I was amazed.  Our entire group was encouraged to spend all possible of our Sabbath hours with them.  I could sense it and the feeling must have been shared by the others.  Strangers were certainly welcome.  When workers would stop over the attitude never appeared to change - plenty of room for everyone.

There seemed to be an endless stream of these guests.  Gordon and Evelyn Zytkoskee were on their way to Teheran.  There was W. H. Anderson, a fifty-year veteran in Africa, and C. H. Mackett, another old timer who had seen service in India.  J. A. Stevens, and J. F. Cummins from the General Conference were making a visit to Beirut.  Ed and Moneta Wines were enroute to Ethiopia.  G. A. Keough, an author of our Sabbath School Lesson in the late ‘80's, now deceased, and his family were awaiting transport to America.  It never occurred to me that one day this young man, Neil, would fill the office than held by J. L. McElhany.

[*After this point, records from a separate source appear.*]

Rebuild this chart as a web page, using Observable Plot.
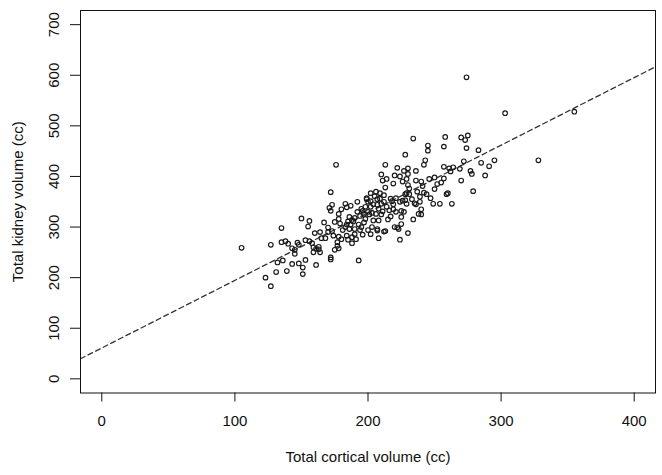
<!DOCTYPE html>
<html>
<head>
<meta charset="utf-8">
<script src="https://cdn.jsdelivr.net/npm/d3@7"></script>
<script src="https://cdn.jsdelivr.net/npm/@observablehq/plot@0.6"></script>
<style>
  html, body { margin: 0; padding: 0; background: #fff; }
  #chart { width: 662px; height: 475px; }
</style>
</head>
<body>
<div id="chart"></div>
<script>
// Total cortical volume (cc)
const cortical = [
  274,303,355,328,105,176,193,127,123,131,127,135,132,136,135,139,140,143,145,145,
  147,148,150,151,151,153,153,148,156,155,156,159,159,161,160,164,161,163,164,163,
  165,167,170,171,172,173,172,172,172,173,174,175,175,177,177,178,178,178,179,180,
  178,181,183,184,184,185,184,185,186,187,187,188,188,189,190,190,192,192,191,194,
  194,195,196,197,198,197,199,199,200,200,201,202,202,202,203,204,205,206,206,207,
  207,207,208,208,209,209,210,210,211,211,212,212,213,213,213,214,215,216,217,218,
  219,219,220,221,222,222,223,224,224,224,225,225,227,228,227,228,229,229,229,230,
  230,230,231,230,231,234,234,235,236,236,237,238,239,240,240,241,242,243,244,245,
  245,246,247,249,250,250,254,255,257,257,258,257,259,260,261,263,264,269,270,270,
  272,273,274,275,277,278,279,283,285,288,291,295,
  183,186,190,193,195,198,200,202,204,207,208,210,212,214,217,219,221,226,228,233,
  236,239,242,252,220,225,168,170,158,143,138,180,196,203,188,226,240,262
];
// Total kidney volume (cc)
const kidney = [
  596,525,528,432,259,423,234,183,200,211,265,298,230,234,270,213,267,227,255,247,
  269,228,317,220,207,274,235,265,312,301,272,260,250,225,288,290,257,256,250,261,
  278,309,299,338,369,344,332,240,236,292,283,310,255,263,270,281,316,326,307,276,
  258,294,346,339,305,311,283,275,296,342,305,314,268,311,296,286,330,350,276,322,
  294,336,332,309,316,326,355,357,350,294,325,367,351,286,328,313,361,370,326,344,
  293,296,278,313,367,356,404,346,392,331,363,291,292,423,378,395,315,333,321,351,
  386,335,402,357,417,299,296,400,275,350,306,332,411,443,330,353,395,367,346,405,
  416,383,376,288,365,315,475,347,411,392,370,326,350,335,325,381,423,432,365,461,
  451,395,357,346,375,398,346,388,419,459,478,396,365,367,416,346,418,415,477,392,
  430,472,456,481,411,405,371,452,427,402,420,432,
  300,320,318,305,300,340,330,340,345,355,336,325,350,340,356,345,330,352,365,355,
  345,360,368,385,300,320,278,290,268,258,272,335,285,300,280,390,390,410
];
const xTicks = [0, 100, 200, 300, 400];
const yTicks = [0, 100, 200, 300, 400, 500, 600, 700];
const xLimits = [0, 400];
const yLimits = [0, 700];
const fitIntercept = 61;
const fitSlope = 1.336;
const xTitle = "Total cortical volume (cc)";
const yTitle = "Total kidney volume (cc)";

const points = cortical.map((c, i) => ({x: c, y: kidney[i]}));
// R-style 4% axis extension
const ext = (l) => { const p = (l[1] - l[0]) * 0.04; return [l[0] - p, l[1] + p]; };
const xDomain = ext(xLimits);
const yDomain = ext(yLimits);
const fitLine = xDomain.map(x => ({x, y: fitIntercept + fitSlope * x}));

const font = "'Liberation Sans', Arial, Helvetica, sans-serif";

const chart = Plot.plot({
  width: 662,
  height: 475,
  marginLeft: 80,
  marginRight: 7,
  marginTop: 10,
  marginBottom: 82.5,
  style: {fontFamily: font, background: "#fff", color: "#111"},
  x: {domain: xDomain, axis: null},
  y: {domain: yDomain, axis: null},
  marks: [
    Plot.line(fitLine, {x: "x", y: "y", stroke: "#333", strokeWidth: 1.3, strokeDasharray: "5,3.5", clip: true}),
    Plot.dot(points, {x: "x", y: "y", r: 2.3, stroke: "#1a1a1a", strokeWidth: 1.15, fill: "none"}),
    Plot.frame({stroke: "#111", strokeWidth: 1}),
    Plot.axisX({ticks: xTicks, tickSize: 9, tickFormat: () => "", label: null, stroke: "#111"}),
    Plot.axisY({ticks: yTicks, tickSize: 10, tickFormat: () => "", label: null, stroke: "#111"}),
    Plot.text(xTicks, {x: d => d, frameAnchor: "bottom", dy: 28, text: d => String(d), fontSize: 15, fill: "#111", lineAnchor: "middle"}),
    Plot.text(yTicks, {y: d => d, frameAnchor: "left", dx: -26, text: d => String(d), fontSize: 15, fill: "#111", rotate: -90, textAnchor: "middle", lineAnchor: "middle"}),
    Plot.text([xTitle], {frameAnchor: "bottom", dy: 64.5, text: d => d, fontSize: 15, fill: "#111", lineAnchor: "middle"}),
    Plot.text([yTitle], {frameAnchor: "left", dx: -62.5, text: d => d, fontSize: 15, fill: "#111", rotate: -90, textAnchor: "middle", lineAnchor: "middle"})
  ]
});
document.getElementById("chart").appendChild(chart);
</script>
</body>
</html>
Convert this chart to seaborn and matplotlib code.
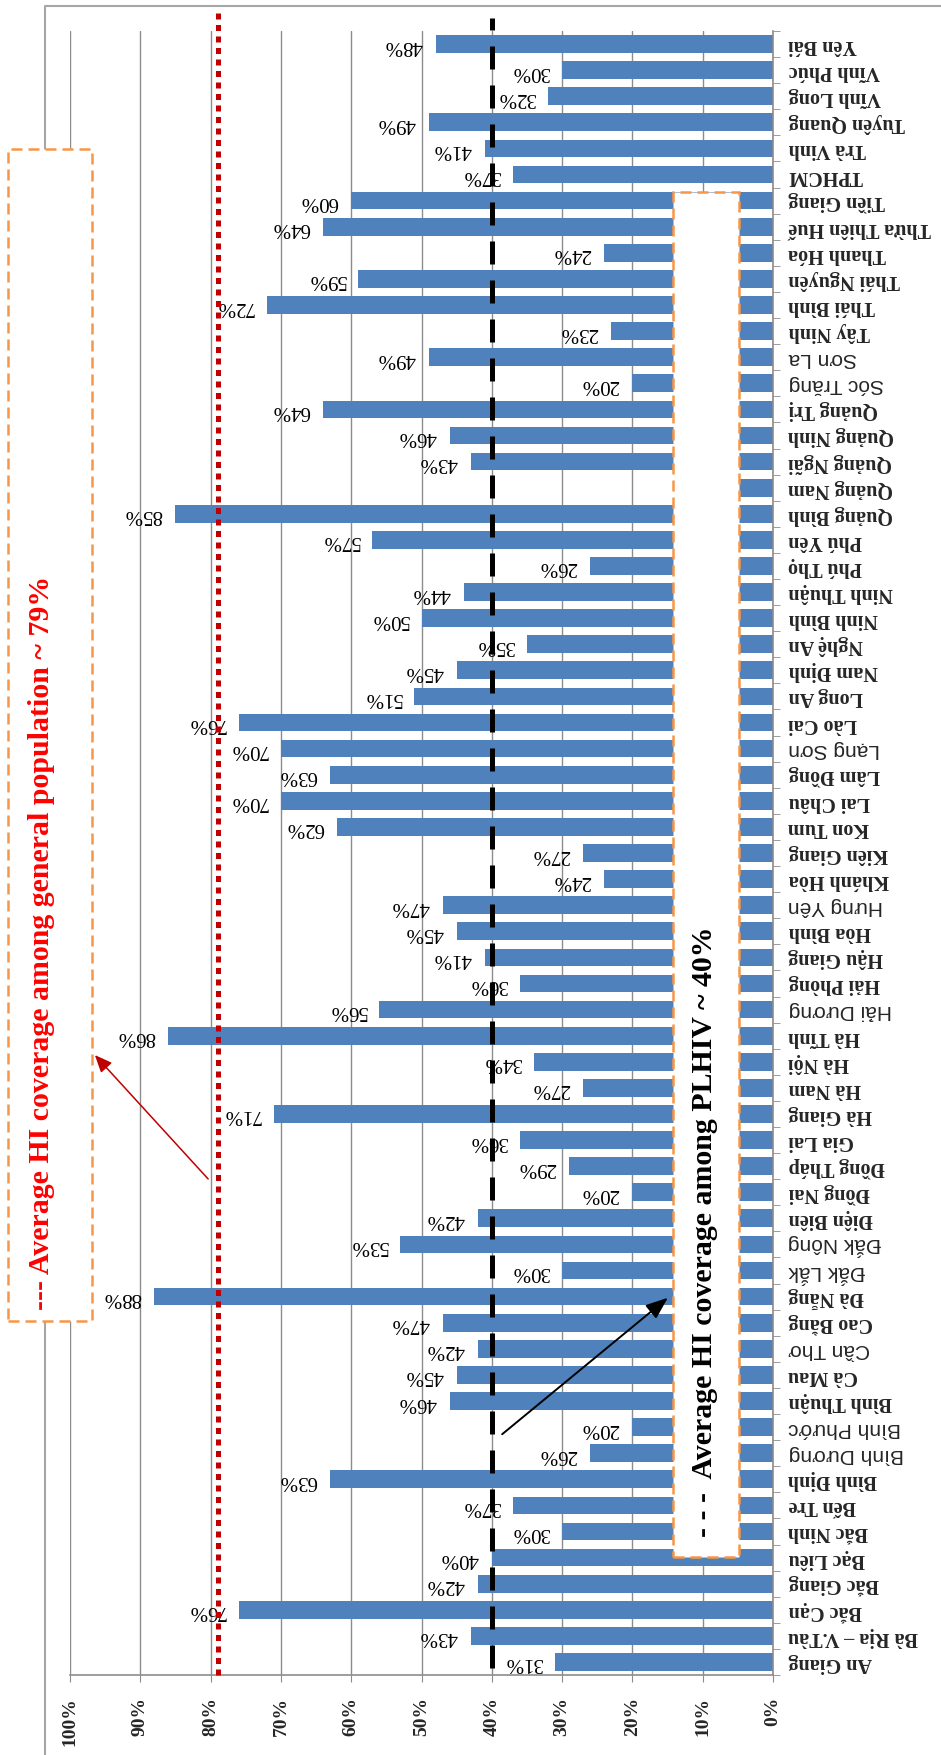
import numpy as np
import pandas as pd
import matplotlib
matplotlib.use("Agg")
import matplotlib.pyplot as plt
import seaborn as sns
from matplotlib.patches import Rectangle, FancyArrowPatch
from matplotlib.lines import Line2D

# data: health insurance coverage among PLHIV by province (%)
provinces = ["An Giang", "Bà Rịa – V.Tàu", "Bắc Cạn", "Bắc Giang", "Bạc Liêu", "Bắc Ninh",
             "Bến Tre", "Bình Định", "Bình Dương", "Bình Phước", "Bình Thuận", "Cà Mau",
             "Cần Thơ", "Cao Bằng", "Đà Nẵng", "Đắk Lắk", "Đắk Nông", "Điện Biên",
             "Đồng Nai", "Đồng Tháp", "Gia Lai", "Hà Giang", "Hà Nam", "Hà Nội", "Hà Tĩnh",
             "Hải Dương", "Hải Phòng", "Hậu Giang", "Hòa Bình", "Hưng Yên", "Khánh Hòa",
             "Kiên Giang", "Kon Tum", "Lai Châu", "Lâm Đồng", "Lạng Sơn", "Lào Cai",
             "Long An", "Nam Định", "Nghệ An", "Ninh Bình", "Ninh Thuận", "Phú Thọ",
             "Phú Yên", "Quảng Bình", "Quảng Nam", "Quảng Ngãi", "Quảng Ninh", "Quảng Trị",
             "Sóc Trăng", "Sơn La", "Tây Ninh", "Thái Bình", "Thái Nguyên", "Thanh Hóa",
             "Thừa Thiên Huế", "Tiền Giang", "TPHCM", "Trà Vinh", "Tuyên Quang",
             "Vĩnh Long", "Vĩnh Phúc", "Yên Bái"]
coverage = [31, 43, 76, 42, 40, 30, 37, 63, 26, 20,
            46, 45, 42, 47, 88, 30, 53, 42, 20, 29,
            36, 71, 27, 34, 86, 56, 36, 41, 45, 47,
            24, 27, 62, 70, 63, 70, 76, 51, 45, 35,
            50, 44, 26, 57, 85, 7, 43, 46, 64, 20,
            49, 23, 72, 59, 24, 64, 60, 37, 41, 49,
            32, 30, 48]
avg_plhiv = 40
avg_general = 79
x_ticks = list(range(0, 101, 10))
x_tick_labels = [f"{t}%" for t in x_ticks]
light_labels = ["Sóc Trăng", "Sơn La", "Lạng Sơn", "Hải Dương", "Hưng Yên",
                "Đắk Nông", "Đắk Lắk", "Cần Thơ", "Bình Phước", "Bình Dương"]

df = pd.DataFrame({"province": provinces, "coverage": coverage})
order = provinces[::-1]   # seaborn puts first category on top

W, H = 941, 1756
serif = ["Liberation Serif", "DejaVu Serif"]
sans = ["Liberation Sans", "DejaVu Sans"]
grey = "#8C8C8C"

sns.set_style("white")
fig = plt.figure(figsize=(W / 100, H / 100), dpi=100)
ax = fig.add_axes([70 / W, (H - 1676) / H, 703 / W, 1644 / H])

sns.barplot(data=df, x="coverage", y="province", order=order, orient="h",
            color="#4F81BD", saturation=1, width=0.68, errorbar=None,
            linewidth=0, ax=ax)

ax.set_xlim(100, 0)
ax.set_xlabel("")
ax.set_ylabel("")
ax.set_axisbelow(True)
ax.grid(axis="x", color=grey, linewidth=1)
ax.grid(axis="y", visible=False)

for s in ["top", "left"]:
    ax.spines[s].set_visible(False)
for s in ["bottom", "right"]:
    ax.spines[s].set_color(grey)
    ax.spines[s].set_linewidth(1.2)

# value axis
ax.set_xticks(x_ticks)
ax.set_xticklabels(x_tick_labels, rotation=90, ha="center", va="top",
                   fontfamily=serif, fontweight="bold", fontsize=14)
ax.tick_params(axis="x", direction="out", length=5, color=grey, pad=10, bottom=True)

# category axis on the right, labels upside down
ax.yaxis.tick_right()
ax.set_yticks(range(len(order)))
ax.set_yticklabels(order, rotation=180, ha="left", va="center")
ax.set_yticks(np.arange(-0.5, len(order), 1), minor=True)
ax.tick_params(axis="y", which="major", length=0, pad=11)
ax.tick_params(axis="y", which="minor", length=5, color=grey, right=True, left=False)
for t, name in zip(ax.yaxis.get_major_ticks(), order):
    lab = t.label2
    if name in light_labels:
        lab.set_fontfamily(sans)
        lab.set_fontsize(15)
        lab.set_fontweight("normal")
    else:
        lab.set_fontfamily(serif)
        lab.set_fontsize(14.5)
        lab.set_fontweight("bold")

# value labels
for i, name in enumerate(order):
    v = coverage[provinces.index(name)]
    ax.annotate(f"{v}%", xy=(v, i), xytext=(-13, 0), textcoords="offset pixels",
                rotation=180, ha="right", va="center", fontsize=15,
                fontfamily=serif, color="black", zorder=4)

# reference lines
ax.axvline(avg_plhiv, ymin=0.004, ymax=1.008, color="black", lw=3.6,
           dashes=(4.6, 3.2), clip_on=False, zorder=5)
ax.axvline(avg_general, ymin=0, ymax=1.0116, color="#C00000", lw=3.6,
           dashes=(1.2, 1.1), clip_on=False, zorder=5)

# chart border
fig.add_artist(Line2D([45 / W, 45 / W, 1.0], [0, 1 - 7 / H, 1 - 7 / H],
                      transform=fig.transFigure, color="#A6A6A6", lw=1.5, zorder=1))


def box(x0, y0, x1, y1):
    fig.add_artist(Rectangle((x0 / W, 1 - y1 / H), (x1 - x0) / W, (y1 - y0) / H,
                             transform=fig.transFigure, facecolor="white",
                             edgecolor="#F79646", lw=1.8,
                             linestyle=(0, (4.4, 2.4)), zorder=10))


box(8, 150, 92, 1322)
box(673, 193, 739, 1558)

fig.text(42 / W, 1 - 1310 / H, "--- Average HI coverage among general population ~ 79%",
         rotation=90, ha="center", va="bottom", color="#FF0000", fontsize=21.5,
         fontweight="bold", fontfamily=serif, zorder=11)
fig.text(704 / W, 1 - 1537 / H, "- - -  Average HI coverage among PLHIV ~ 40%",
         rotation=90, ha="center", va="bottom", color="black", fontsize=21.5,
         fontweight="bold", fontfamily=serif, zorder=11)

fig.add_artist(FancyArrowPatch((500 / W, 1 - 1437 / H), (670 / W, 1 - 1297 / H),
                               transform=fig.transFigure,
                               arrowstyle="-|>,head_length=0.9,head_width=0.35",
                               mutation_scale=15, color="black", lw=1.4, zorder=12))
fig.add_artist(FancyArrowPatch((210 / W, 1 - 1182 / H), (93 / W, 1 - 1054 / H),
                               transform=fig.transFigure,
                               arrowstyle="-|>,head_length=0.7,head_width=0.3",
                               mutation_scale=15, color="#C00000", lw=1.1, zorder=12))

fig.savefig("out.png", dpi=100)
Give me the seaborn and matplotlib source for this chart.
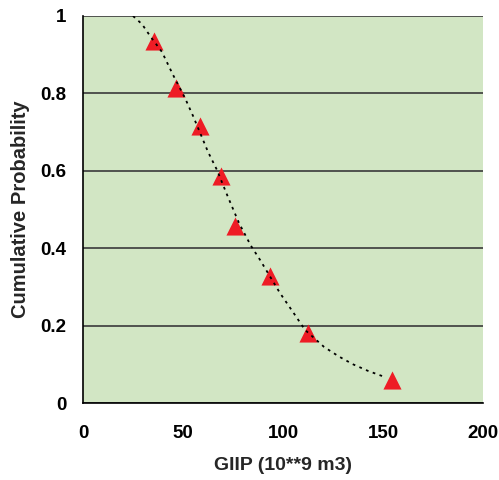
import numpy as np
import pandas as pd
import matplotlib
matplotlib.use("Agg")
import matplotlib.pyplot as plt
import seaborn as sns

# measured points (GIIP vs cumulative probability)
giip = [35.5, 46.5, 58.5, 69, 76, 93.5, 112.5, 154.5]
prob = [0.935, 0.814, 0.716, 0.587, 0.457, 0.328, 0.181, 0.059]

# fitted curve
fit_x = [25, 29.5, 34, 39.5, 45, 51, 55, 62.5, 67, 72.5, 78, 84, 88.5, 98.5,
         105, 111, 120.5, 128, 135, 142.5, 151]
fit_y = [1.0, 0.979, 0.945, 0.907, 0.848, 0.788, 0.742, 0.649, 0.602, 0.532,
         0.465, 0.406, 0.37, 0.284, 0.235, 0.189, 0.145, 0.12, 0.10, 0.083, 0.067]

sns.set_style("white")
plt.rcParams['font.family'] = ['Liberation Sans', 'DejaVu Sans']
plt.rcParams['font.weight'] = 'bold'

fig = plt.figure(figsize=(4.99, 4.8), dpi=100)
ax = fig.add_axes([83/499, 1 - 403/480, 400/499, 387/480])
ax.set_facecolor('#d2e6c4')

df_fit = pd.DataFrame({'x': fit_x, 'y': fit_y})
df_pts = pd.DataFrame({'x': giip, 'y': prob})

sns.lineplot(data=df_fit, x='x', y='y', ax=ax, color='black',
             linestyle=(0, (1.5, 2.5)), linewidth=1.3, zorder=3)
sns.scatterplot(data=df_pts, x='x', y='y', ax=ax, marker='^', s=170,
                color='#ee1c25', edgecolor='#ee1c25', linewidth=0, zorder=2)

ax.set_xlim(0, 200)
ax.set_ylim(0, 1)
ax.set_xticks([0, 50, 100, 150, 200])
ax.set_yticks([0, 0.2, 0.4, 0.6, 0.8, 1])
ax.set_yticklabels(['0', '0.2', '0.4', '0.6', '0.8', '1'])
ax.yaxis.grid(True, color='#3a3a3a', linewidth=1.2)
ax.set_axisbelow(True)

for s in ['top', 'right']:
    ax.spines[s].set_visible(False)
for s in ['left', 'bottom']:
    ax.spines[s].set_color('black')
    ax.spines[s].set_linewidth(1.2)

ax.tick_params(axis='both', direction='out', length=5, width=1,
               labelsize=13.5, colors='black')
ax.tick_params(axis='x', pad=11)
ax.tick_params(axis='y', pad=7)
for lab in ax.get_xticklabels() + ax.get_yticklabels():
    lab.set_fontweight('bold')

ax.set_xlabel('GIIP (10**9 m3)', fontsize=14, fontweight='bold', labelpad=11)
ax.set_ylabel('Cumulative Probability', fontsize=14.5, fontweight='bold', labelpad=7)

fig.savefig('out.png', dpi=100)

Elinor Wilson was tops as a homemaker, and what dinners she could put together for a house full of hungry young men.  She preferred to do her own work.  Servants were customary, but some how the idea was against her grain.

After one of our cherished Sabbath get togethers, I found myself in the kitchen, fitted with a fresh tea towel.  Mrs. Wilson was washing the dishes.  “Joe, you should come back some day; join us in our work.  You’d be good at it. Elder Mackett has said the very same thing!:

In my own heart I knew I would be ready to accept, but that was never to be.  Christmas, 1945, I was on the Atlantic.  There were waves that would easily have swept away all the dunes east of Huckstep.  When we arrived at Ft. Lewis early in January I had been all the way around the world.

                                J.M.C.